Fuel efficiency, endurance, and noise requirements are pushing modern aircraft to lighter, more flexible designs. This causes the structural modes to occur at lower frequencies increasing the coupling with the rigid body dynamics. The traditional approach to handle aeroservoelastic interaction is to design gain-scheduled flight control laws based on the rigid body dynamics and then use filters to avoid exciting the structural modes. This decoupled approach may not be possible in future, more flexible aircraft without reducing the flight control law bandwidth. Linear parameter-varying (LPV) techniques provide a framework for modeling, analysis, and design of the control laws across the flight envelope.
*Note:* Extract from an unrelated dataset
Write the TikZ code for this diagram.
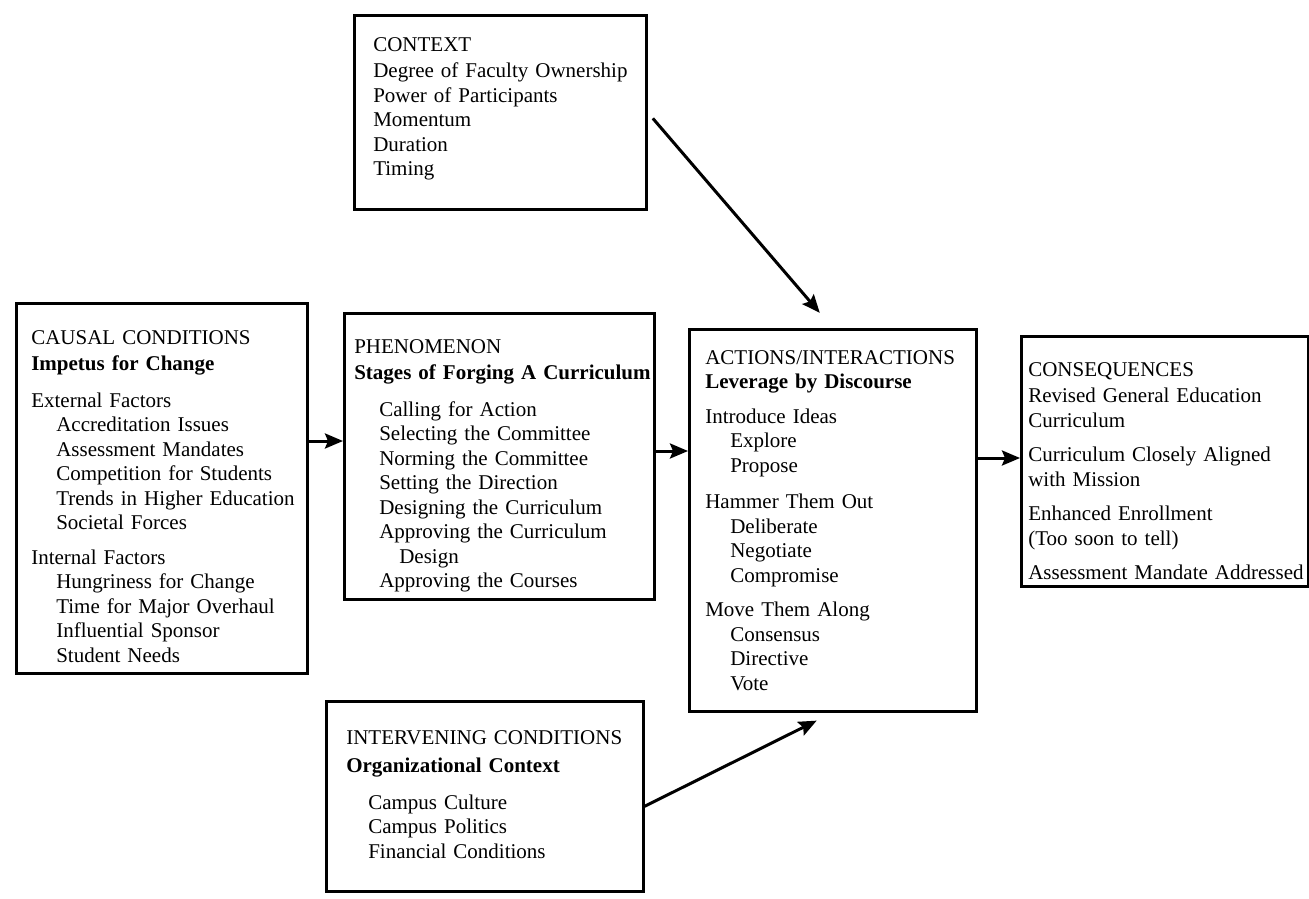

This chapter applies LPV techniques to the roll control of NASA Dryden's X-53 Active Aeroelastic Wing testbed. LPV techniques are first used to analyze a gain-scheduled classical controller. Gain-scheduling is still the dominant design method in industrial flight control laws and LPV analysis tools can play an important role in certifying the performance of these systems. Next, an LPV controller is designed and its performance is compared against the gain-scheduled classical controller. All results are obtained with a set of LPV tools which makes use of object-oriented programming to enable easy construction and manipulation of LPV models.